Meta AI today announced the release of ImageBind, a new AI model capable of learning from and connecting information across six types of data: text, images/video, audio, depth, thermal, and motion sensors. ImageBind creates a single shared representation space for these modalities without requiring paired data samples containing all possible combinations.
ImageBind leverages large vision-language models and extends their zero-shot learning abilities to new modalities using naturally paired data. For example, video-audio pairs teach the model the relationship between visual and auditory data.
In their paper, researchers show that image-paired data alone suffices to align six modalities, allowing the model to link content across modalities without directly observing them together. This enables other AI models to grasp new modalities without intensive training.
ImageBind exhibits strong scaling behavior, with abilities improving significantly in larger versions. Emergent capabilities include predicting which audio matches an image or estimating depth from a photo. ImageBind outperforms previous models specialized in single modalities like audio or depth for tasks such as classification and zero-shot retrieval. Gains reached 40% in some experiments.
The research opens creative opportunities like adding sound to video/images, generating video from images/audio, and segmenting images based on audio. Additional modalities could produce richer multimodal AI. However, the field needs to better understand scaling behaviors in large models, how to evaluate them, and enable applications.
Today's release marks progress in Meta’s pursuit of multimodal AI that learns from all available data. Meta AI has invested heavily in vision-related models, with innovations like ImageBind, DINOv2, and SAM enabling applications in AR/VR and Meta’s ambitions to build the metaverse. A demo site for ImageBind is available for researchers to explore its capabilities.

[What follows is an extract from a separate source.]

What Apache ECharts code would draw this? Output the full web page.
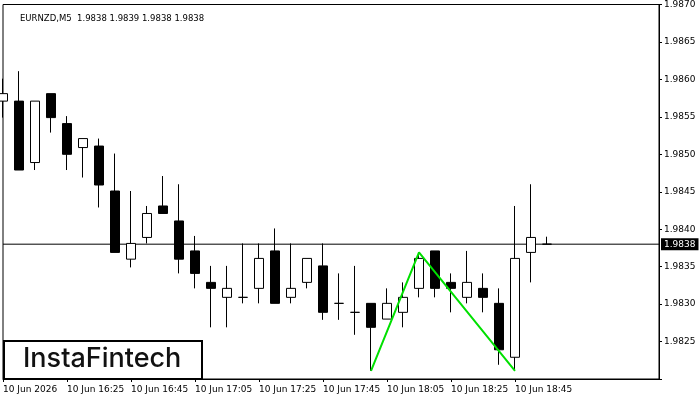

Models like ImageBind inch us closer to human-level intelligence. They demonstrate that with enough data and computing power, machines could develop capacities adjacent to intertwined, multisensory understanding as in human cognition. While still narrow in scope, ImageBind and related work at Meta point to the possibilities ahead in artificial general intelligence—for better and for worse. Researchers worldwide must grapple with managing risks from advanced AI if progress marches on apace. For now, Meta’s releases contribute another piece in the puzzle of what tomorrow’s most powerful technologies may make possible.